Mike M - "De Bad Mon" - The dialogue and action and so on are all solid, as is your norm. I think what might be causing you to feel like it's not quite there is the lack of challenge. The characters walk to the grave, lay out their plan, and then enact that plan with little difficulty and no complications. Without getting too into the specifics, I'd have liked to see something go wrong that they had to solve on the fly.

Flowersisbritish - "Bakthak" - I think avoiding using the name of the creature would've helped. It made the lack of... cultural trappings, I guess... more obvious. And seemed too specific for the general surreality.
 

Ashes

Banned
Aaron - liked the prose, but it dragged its point beyond necessity.
Ward - Liked the sound effects.

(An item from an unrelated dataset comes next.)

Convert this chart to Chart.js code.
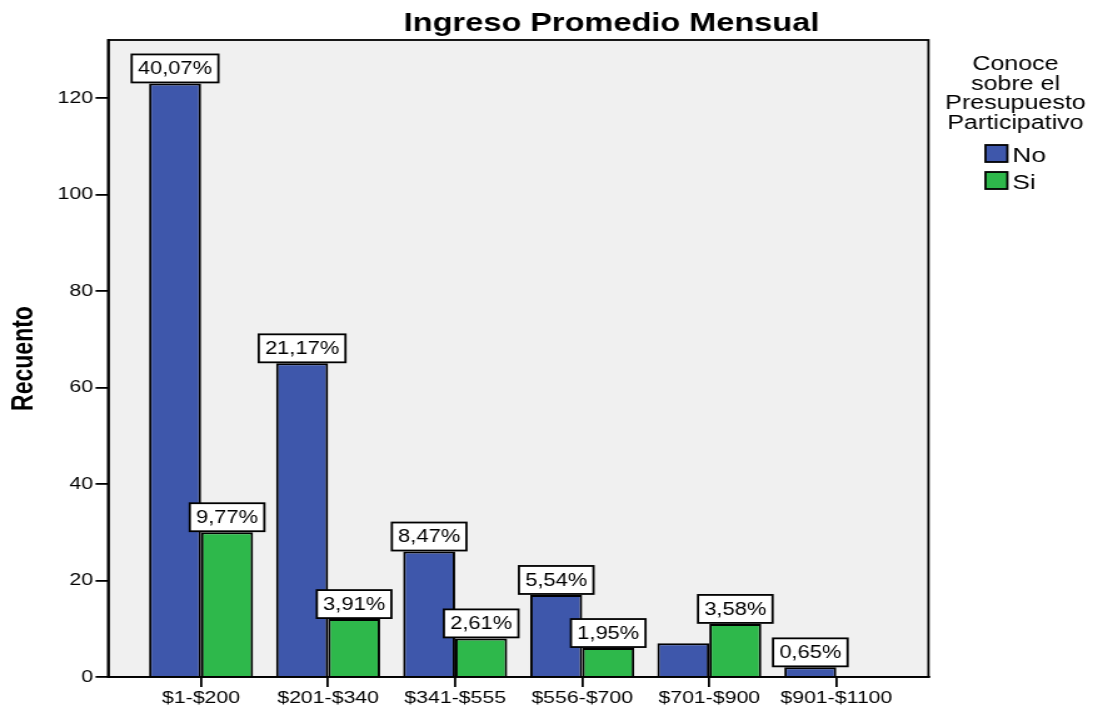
<!DOCTYPE html>
<html>
<head>
<meta charset="utf-8">
<script src="https://cdn.jsdelivr.net/npm/chart.js@4"></script>
<style>
  html, body { margin: 0; padding: 0; background: #fff; overflow: hidden; }
  #marco { width: 874px; height: 707px; transform: scaleX(1.2506); transform-origin: 0 0; }
</style>
</head>
<body>
<div id="marco"><canvas id="grafico" width="874" height="707"></canvas></div>
<script>
const categorias = ["$1-$200", "$201-$340", "$341-$555", "$556-$700", "$701-$900", "$901-$1100"];
const recuentoNo = [123, 65, 26, 17, 7, 2];
const recuentoSi = [30, 12, 8, 6, 11, 0];
const etiquetasNo = ["40,07%", "21,17%", "8,47%", "5,54%", "", "0,65%"];
const etiquetasSi = ["9,77%", "3,91%", "2,61%", "1,95%", "3,58%", ""];
const ticksY = [0, 20, 40, 60, 80, 100, 120];
const tituloLeyenda = ["Conoce", "sobre el", "Presupuesto", "Participativo"];

const FUENTE = "'Liberation Sans', Arial, sans-serif";

// fondo gris y marco negro del area de trazado
const fondoPlot = {
  id: "fondoPlot",
  beforeDraw(chart) {
    const { ctx, chartArea: a } = chart;
    ctx.save();
    ctx.fillStyle = "#f0f0f0";
    ctx.fillRect(a.left, a.top, a.right - a.left, a.bottom - a.top);
    ctx.restore();
  },
  afterDatasetsDraw(chart) {
    const { ctx, chartArea: a } = chart;
    ctx.save();
    ctx.strokeStyle = "#000";
    ctx.lineWidth = 1.8;
    ctx.strokeRect(a.left, a.top, a.right - a.left, a.bottom - a.top);
    ctx.restore();
  }
};

// cajas blancas con porcentajes sobre las barras
const etiquetas = {
  id: "etiquetas",
  afterDatasetsDraw(chart) {
    const ctx = chart.ctx;
    ctx.save();
    ctx.font = "17.5px " + FUENTE;
    chart.data.datasets.forEach((ds, i) => {
      chart.getDatasetMeta(i).data.forEach((bar, j) => {
        const txt = ds.etiquetas[j];
        if (!txt) return;
        const w = ctx.measureText(txt).width + 10;
        const h = 28;
        const x = bar.x - w / 2;
        const y = bar.y - h - 1;
        ctx.fillStyle = "#fff";
        ctx.fillRect(x, y, w, h);
        ctx.strokeStyle = "#000";
        ctx.lineWidth = 1.8;
        ctx.strokeRect(x, y, w, h);
        ctx.fillStyle = "#000";
        ctx.textAlign = "center";
        ctx.textBaseline = "middle";
        ctx.fillText(txt, bar.x, y + h / 2 + 1);
      });
    });
    ctx.restore();
  }
};

// titulo y leyenda
const tituloYLeyenda = {
  id: "tituloYLeyenda",
  afterDraw(chart) {
    const ctx = chart.ctx;
    ctx.save();
    ctx.fillStyle = "#000";
    ctx.textAlign = "center";
    ctx.textBaseline = "alphabetic";
    ctx.font = "bold 26px " + FUENTE;
    ctx.fillText("Ingreso Promedio Mensual", 489, 31);

    ctx.font = "20px " + FUENTE;
    tituloLeyenda.forEach((linea, k) => {
      ctx.fillText(linea, 812, 70 + k * 19.5);
    });

    ctx.textAlign = "left";
    ctx.font = "21px " + FUENTE;
    chart.data.datasets.forEach((ds, k) => {
      const y = 145 + k * 27;
      ctx.fillStyle = ds.backgroundColor;
      ctx.fillRect(788, y, 17.5, 17);
      ctx.strokeStyle = "#000";
      ctx.lineWidth = 1.8;
      ctx.strokeRect(788, y, 17.5, 17);
      ctx.fillStyle = "#000";
      ctx.fillText(ds.label, 809.5, y + 17);
    });
    ctx.restore();
  }
};

new Chart(document.getElementById("grafico"), {
  type: "bar",
  data: {
    datasets: [
      {
        label: "No",
        data: recuentoNo.map((v, i) => ({ x: i, y: v })),
        etiquetas: etiquetasNo,
        backgroundColor: "#3e57ab",
        borderColor: "#000",
        borderWidth: 2,
        borderSkipped: "bottom"
      },
      {
        label: "Si",
        data: recuentoSi.map((v, i) => ({ x: i, y: v })),
        etiquetas: etiquetasSi,
        backgroundColor: "#2eb84b",
        borderColor: "#000",
        borderWidth: 2,
        borderSkipped: "bottom"
      }
    ]
  },
  options: {
    responsive: false,
    animation: false,
    devicePixelRatio: 1,
    layout: { padding: { top: 40, right: 131.6, bottom: 0, left: 0 } },
    datasets: { bar: { categoryPercentage: 0.819, barPercentage: 1 } },
    plugins: {
      legend: { display: false },
      title: { display: false },
      tooltip: { enabled: false }
    },
    scales: {
      x: {
        type: "linear",
        offset: false,
        min: -0.732,
        max: 5.725,
        afterBuildTicks: s => { s.ticks = categorias.map((c, i) => ({ value: i })); },
        afterFit: s => { s.height = 30; },
        grid: { offset: false, drawOnChartArea: false, drawTicks: true, tickLength: 10, color: "#000", lineWidth: 1.8 },
        border: { display: true, color: "#000", width: 1.8 },
        ticks: {
          callback: (v, i) => categorias[i],
          color: "#000",
          font: { family: FUENTE, size: 17 },
          padding: 1,
          autoSkip: false,
          maxRotation: 0
        }
      },
      y: {
        min: 0,
        max: 132,
        afterBuildTicks: s => { s.ticks = ticksY.map(v => ({ value: v })); },
        afterFit: s => { s.width = 86.4; },
        grid: { drawOnChartArea: false, drawTicks: true, tickLength: 10, color: "#000", lineWidth: 1.8 },
        border: { display: true, color: "#000", width: 1.8 },
        ticks: {
          color: "#000",
          font: { family: FUENTE, size: 17 },
          padding: 2
        },
        title: {
          display: true,
          text: "Recuento",
          color: "#000",
          font: { family: FUENTE, size: 23, weight: "bold" },
          padding: { top: 6, bottom: 0 }
        }
      }
    }
  },
  plugins: [fondoPlot, etiquetas, tituloYLeyenda]
});
</script>
</body>
</html>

Kinda different vibe when reading the text by it self.
Mike M - Thought this was kinda dull if well written.
Tangent - Super adorable x 1000;
Flowersisbritish - familiar with the spirit; kinda squeezed out the parental angle bit.
Dandy Crocodile - Felt like a skit. Tighten it up. Not much wrong with plot.
Cathy - Didn't really grab me. Sorry.
frekifox7 - I had trouble getting into it.*
Cyan - mirroring bootaaaay? Or am I thinking of your story?


1. Aaron
2. Dandy Crocodile
3. Tangent


*Had to look around for an app that read rtf! Tougher than it sounds...
 

Tangent

Member
Votes:
1. Aaron
2. Ashes
3. Frekifox

(I had these ready last night but forgot to actually post! Are they too late? Should I tally up now or wait?)
 

Nezumi

Member
OK, since I didn't manage to participate in this thread this week, the least I can do is tally the results.

We have a tie this week for first place but after the tiebreaker the results are...


1.) Aaron - Grey Went Red

2.) frekifox7 - Hunger
3.) Ashes - 'Harry's Hobble' Or 'The Horrors that Never Were'

Vote Count:

Aaron - 12 (3)
frekifox7 - 12 (2)
Ashes - 9 (2)
Mike M - 6 (2)
Cathy - 5
Tangent - 3
FlowersisBritish - 3
Dandy Crocodile - 2
Cyan - 2

Congratulation Aaron, to a very successful comeback!
 
Man, these challenges seem like so much fun and every time I see one of these threads I want to write for it but always miss the deadline.

From the ones I've read, there isn't a bad one posted. Good stuff everyone.